We exited I-10 at the South Lovekin Blvd. Exit just before 6:00 PM and made our way north under the freeway to E. Hobsonway—the main drag of Blythe. The intersection is the heart of the small town. At Lovekin, everything east of the intersection is East Hobsonway and vice versa. And everything north of Hobsonway on Lovekin is North Lovekin and vice versa. At the intersection, we stop at a red light. At the northwest corner are the remains of the Sahara Motel, where we had stayed on a few of our earlier trips with the girls. Across Hobsonway on the southwest corner is a restaurant that was once a Sambo's or Denny's or some such when we first started coming through. It's still in business but I neglected to look at its name. Blythe has changed over the years but remains a farming town. If you look at the town from the air, it' appears as a watermelon shaped oval of lush green from 10th Avenue north of Hobsonway for nearly 20 miles south bordered by the Colorado River on the east and the Riverside Mountains on the west. The town also caters to traffic on the Interstate, and fast food restaurants and gas stations clustered around each side of the Lovekin off ramp on both sides of I-10 testifies to the fact.

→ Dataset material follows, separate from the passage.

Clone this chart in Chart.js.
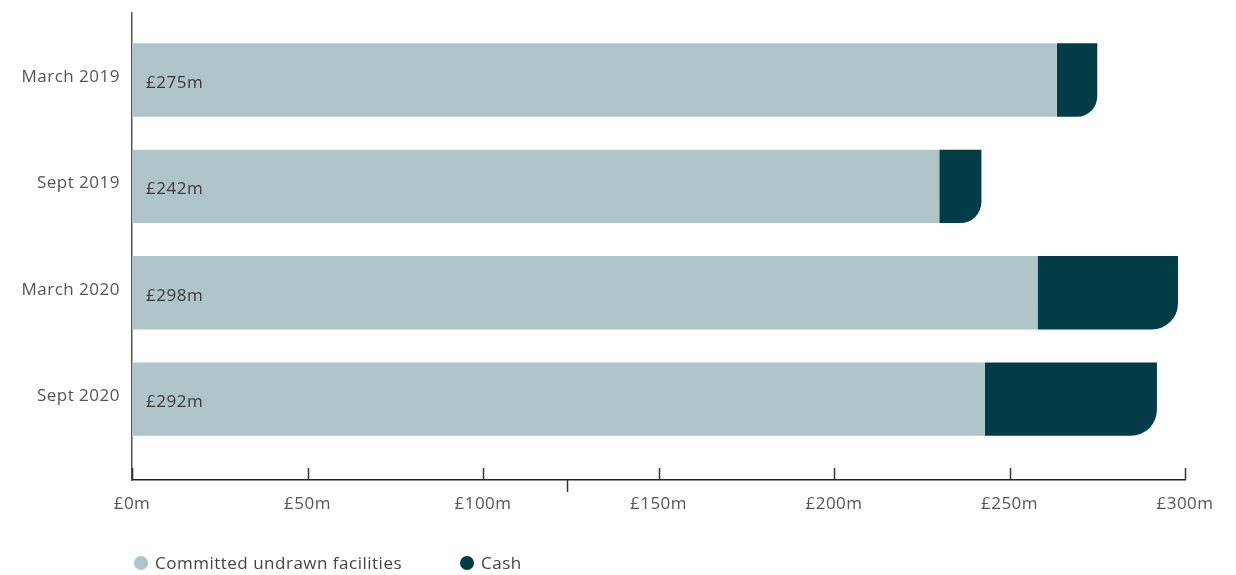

After checking into the Hampton Inn just west of Lovekin on Hobsonway, we grabbed fast food at the Carl's Jr on Lovekin and returned to our room to eat—not worth an appetizing meal but we hadn't eaten since midmorning and it quieted the hunger a day's worth of driving and listening to the audio book, Rumpole and the Penge Bungalow Murders by John Mortimer, had created. We turned in early and prepared for the continuation of our journey on Saturday.